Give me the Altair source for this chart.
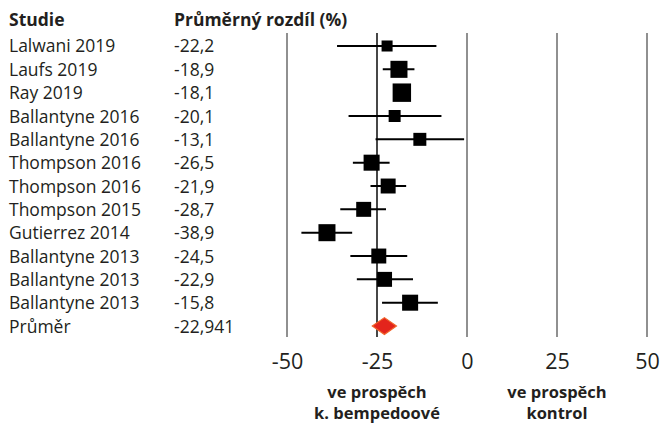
import altair as alt
import pandas as pd

# Study-level results: mean difference (%) with 95% CI and relative weight
studies = ["Lalwani 2019", "Laufs 2019", "Ray 2019", "Ballantyne 2016", "Ballantyne 2016",
           "Thompson 2016", "Thompson 2016", "Thompson 2015", "Gutierrez 2014",
           "Ballantyne 2013", "Ballantyne 2013", "Ballantyne 2013"]
diff = [-22.2, -18.9, -18.1, -20.1, -13.1, -26.5, -21.9, -28.7, -38.9, -24.5, -22.9, -15.8]
ci_low = [-36.1, -23.4, -20.4, -32.9, -25.4, -31.7, -26.8, -35.2, -46.0, -32.4, -30.6, -23.6]
ci_high = [-8.5, -14.6, -15.8, -7.1, -0.8, -21.5, -16.9, -22.5, -31.9, -16.6, -15.0, -8.1]
weight = [4.4, 10.5, 12.3, 5.2, 6.1, 9.3, 8.1, 8.1, 10.5, 8.1, 8.1, 9.3]

# Pooled estimate
pooled_label = "Průměr"
pooled = -22.941
pooled_low = -26.3
pooled_high = -19.6

ticks = [-50, -25, 0, 25, 50]
reference = -25
side_line1 = ["ve prospěch", "ve prospěch"]
side_line2 = ["k. bempedoové", "kontrol"]
side_x = [-25, 25]

FONT = "Open Sans"
INK = "#231f20"
TEXT_SIZE = 17.5

n = len(studies)
studies_df = pd.DataFrame({
    "row": list(range(n)),
    "study": studies,
    "diff": diff,
    "lo": ci_low,
    "hi": ci_high,
    "weight": weight,
})
label_df = pd.DataFrame({
    "row": list(range(n + 1)),
    "study": studies + [pooled_label],
    "value": [f"{v:.1f}".replace(".", ",") for v in diff] + [f"{pooled:.3f}".replace(".", ",")],
})
half = 0.36
diamond_df = pd.DataFrame({
    "x": [pooled_low, pooled, pooled_high],
    "y": [n, n - half, n],
    "y2": [n, n + half, n],
})
grid_df = pd.DataFrame({"x": [t for t in ticks if t != reference]})
ref_df = pd.DataFrame({"x": [reference]})
side_df = pd.DataFrame({"x": side_x, "l1": side_line1, "l2": side_line2})

xscale = alt.Scale(domain=[ticks[0], ticks[-1]], nice=False)
yscale = alt.Scale(domain=[-0.557, n + 0.47], reverse=True, nice=False, zero=False)

x_axis = alt.Axis(values=ticks, title=None, grid=False, domain=False, ticks=False,
                  labelFontSize=21.5, labelFont=FONT, labelColor=INK, labelPadding=14,
                  labelFlush=False, labelExpr="'' + datum.value")

grid = alt.Chart(grid_df).mark_rule(color="#7d7d7d", strokeWidth=1.7).encode(
    x=alt.X("x:Q", scale=xscale, axis=x_axis)
)
ref = alt.Chart(ref_df).mark_rule(color="#262626", strokeWidth=1.7).encode(
    x=alt.X("x:Q", scale=xscale)
)

base = alt.Chart(studies_df)
ci = base.mark_rule(color="black", strokeWidth=2).encode(
    x=alt.X("lo:Q", scale=xscale),
    x2="hi:Q",
    y=alt.Y("row:Q", scale=yscale, axis=None),
)
squares = base.mark_square(color="black", opacity=1).encode(
    x=alt.X("diff:Q", scale=xscale),
    y=alt.Y("row:Q", scale=yscale, axis=None),
    size=alt.Size("weight:Q", scale=alt.Scale(domain=[0, 100], range=[0, 2764]), legend=None),
)

diamond = alt.Chart(diamond_df).mark_area(
    orient="vertical", color="#e3241c", stroke="#f0642a", strokeWidth=1.2
).encode(
    x=alt.X("x:Q", scale=xscale),
    y=alt.Y("y:Q", scale=yscale, axis=None),
    y2="y2:Q",
)

study_text = alt.Chart(label_df).mark_text(
    align="left", baseline="middle", font=FONT, fontSize=TEXT_SIZE, color=INK, dy=1.5
).encode(
    x=alt.value(-278),
    y=alt.Y("row:Q", scale=yscale, axis=None),
    text="study:N",
)
value_text = alt.Chart(label_df).mark_text(
    align="left", baseline="middle", font=FONT, fontSize=TEXT_SIZE, color=INK, dy=1.5
).encode(
    x=alt.value(-113),
    y=alt.Y("row:Q", scale=yscale, axis=None),
    text="value:N",
)

header_df = pd.DataFrame({"px": [-278, -113], "text": ["Studie", "Průměrný rozdíl (%)"]})
header = alt.Chart(header_df).mark_text(
    align="left", baseline="middle", font=FONT, fontSize=TEXT_SIZE, fontWeight="bold", color=INK
).encode(
    x=alt.X("px:Q", scale=None),
    y=alt.value(-12),
    text="text:N",
)

side_base = alt.Chart(side_df)
side_style = dict(align="center", baseline="alphabetic", font=FONT, fontSize=16.5,
                  fontWeight="bold", color=INK)
side1 = side_base.mark_text(**side_style).encode(
    x=alt.X("x:Q", scale=xscale), y=alt.value(365), text="l1:N"
)
side2 = side_base.mark_text(**side_style).encode(
    x=alt.X("x:Q", scale=xscale), y=alt.value(386), text="l2:N"
)

chart = alt.layer(
    grid, ref, ci, squares, diamond, study_text, value_text, header, side1, side2
).properties(
    width=360,
    height=304,
    autosize=alt.AutoSizeParams(type="none"),
    padding={"left": 287, "top": 33, "right": 18, "bottom": 86},
    background="white",
).configure_view(stroke=None)

chart.save("out.html", embed_options={"renderer": "svg", "actions": False})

◆ Task: Leave the pictures out, and print every line of the listing exactly as written.

◆ Exercise result:
Give me the Altair source for this chart.
import altair as alt
import pandas as pd

# Study-level results: mean difference (%) with 95% CI and relative weight
studies = ["Lalwani 2019", "Laufs 2019", "Ray 2019", "Ballantyne 2016", "Ballantyne 2016",
           "Thompson 2016", "Thompson 2016", "Thompson 2015", "Gutierrez 2014",
           "Ballantyne 2013", "Ballantyne 2013", "Ballantyne 2013"]
diff = [-22.2, -18.9, -18.1, -20.1, -13.1, -26.5, -21.9, -28.7, -38.9, -24.5, -22.9, -15.8]
ci_low = [-36.1, -23.4, -20.4, -32.9, -25.4, -31.7, -26.8, -35.2, -46.0, -32.4, -30.6, -23.6]
ci_high = [-8.5, -14.6, -15.8, -7.1, -0.8, -21.5, -16.9, -22.5, -31.9, -16.6, -15.0, -8.1]
weight = [4.4, 10.5, 12.3, 5.2, 6.1, 9.3, 8.1, 8.1, 10.5, 8.1, 8.1, 9.3]

# Pooled estimate
pooled_label = "Průměr"
pooled = -22.941
pooled_low = -26.3
pooled_high = -19.6

ticks = [-50, -25, 0, 25, 50]
reference = -25
side_line1 = ["ve prospěch", "ve prospěch"]
side_line2 = ["k. bempedoové", "kontrol"]
side_x = [-25, 25]

FONT = "Open Sans"
INK = "#231f20"
TEXT_SIZE = 17.5

n = len(studies)
studies_df = pd.DataFrame({
    "row": list(range(n)),
    "study": studies,
    "diff": diff,
    "lo": ci_low,
    "hi": ci_high,
    "weight": weight,
})
label_df = pd.DataFrame({
    "row": list(range(n + 1)),
    "study": studies + [pooled_label],
    "value": [f"{v:.1f}".replace(".", ",") for v in diff] + [f"{pooled:.3f}".replace(".", ",")],
})
half = 0.36
diamond_df = pd.DataFrame({
    "x": [pooled_low, pooled, pooled_high],
    "y": [n, n - half, n],
    "y2": [n, n + half, n],
})
grid_df = pd.DataFrame({"x": [t for t in ticks if t != reference]})
ref_df = pd.DataFrame({"x": [reference]})
side_df = pd.DataFrame({"x": side_x, "l1": side_line1, "l2": side_line2})

xscale = alt.Scale(domain=[ticks[0], ticks[-1]], nice=False)
yscale = alt.Scale(domain=[-0.557, n + 0.47], reverse=True, nice=False, zero=False)

x_axis = alt.Axis(values=ticks, title=None, grid=False, domain=False, ticks=False,
                  labelFontSize=21.5, labelFont=FONT, labelColor=INK, labelPadding=14,
                  labelFlush=False, labelExpr="'' + datum.value")

grid = alt.Chart(grid_df).mark_rule(color="#7d7d7d", strokeWidth=1.7).encode(
    x=alt.X("x:Q", scale=xscale, axis=x_axis)
)
ref = alt.Chart(ref_df).mark_rule(color="#262626", strokeWidth=1.7).encode(
    x=alt.X("x:Q", scale=xscale)
)

base = alt.Chart(studies_df)
ci = base.mark_rule(color="black", strokeWidth=2).encode(
    x=alt.X("lo:Q", scale=xscale),
    x2="hi:Q",
    y=alt.Y("row:Q", scale=yscale, axis=None),
)
squares = base.mark_square(color="black", opacity=1).encode(
    x=alt.X("diff:Q", scale=xscale),
    y=alt.Y("row:Q", scale=yscale, axis=None),
    size=alt.Size("weight:Q", scale=alt.Scale(domain=[0, 100], range=[0, 2764]), legend=None),
)

diamond = alt.Chart(diamond_df).mark_area(
    orient="vertical", color="#e3241c", stroke="#f0642a", strokeWidth=1.2
).encode(
    x=alt.X("x:Q", scale=xscale),
    y=alt.Y("y:Q", scale=yscale, axis=None),
    y2="y2:Q",
)

study_text = alt.Chart(label_df).mark_text(
    align="left", baseline="middle", font=FONT, fontSize=TEXT_SIZE, color=INK, dy=1.5
).encode(
    x=alt.value(-278),
    y=alt.Y("row:Q", scale=yscale, axis=None),
    text="study:N",
)
value_text = alt.Chart(label_df).mark_text(
    align="left", baseline="middle", font=FONT, fontSize=TEXT_SIZE, color=INK, dy=1.5
).encode(
    x=alt.value(-113),
    y=alt.Y("row:Q", scale=yscale, axis=None),
    text="value:N",
)

header_df = pd.DataFrame({"px": [-278, -113], "text": ["Studie", "Průměrný rozdíl (%)"]})
header = alt.Chart(header_df).mark_text(
    align="left", baseline="middle", font=FONT, fontSize=TEXT_SIZE, fontWeight="bold", color=INK
).encode(
    x=alt.X("px:Q", scale=None),
    y=alt.value(-12),
    text="text:N",
)

side_base = alt.Chart(side_df)
side_style = dict(align="center", baseline="alphabetic", font=FONT, fontSize=16.5,
                  fontWeight="bold", color=INK)
side1 = side_base.mark_text(**side_style).encode(
    x=alt.X("x:Q", scale=xscale), y=alt.value(365), text="l1:N"
)
side2 = side_base.mark_text(**side_style).encode(
    x=alt.X("x:Q", scale=xscale), y=alt.value(386), text="l2:N"
)

chart = alt.layer(
    grid, ref, ci, squares, diamond, study_text, value_text, header, side1, side2
).properties(
    width=360,
    height=304,
    autosize=alt.AutoSizeParams(type="none"),
    padding={"left": 287, "top": 33, "right": 18, "bottom": 86},
    background="white",
).configure_view(stroke=None)

chart.save("out.html", embed_options={"renderer": "svg", "actions": False})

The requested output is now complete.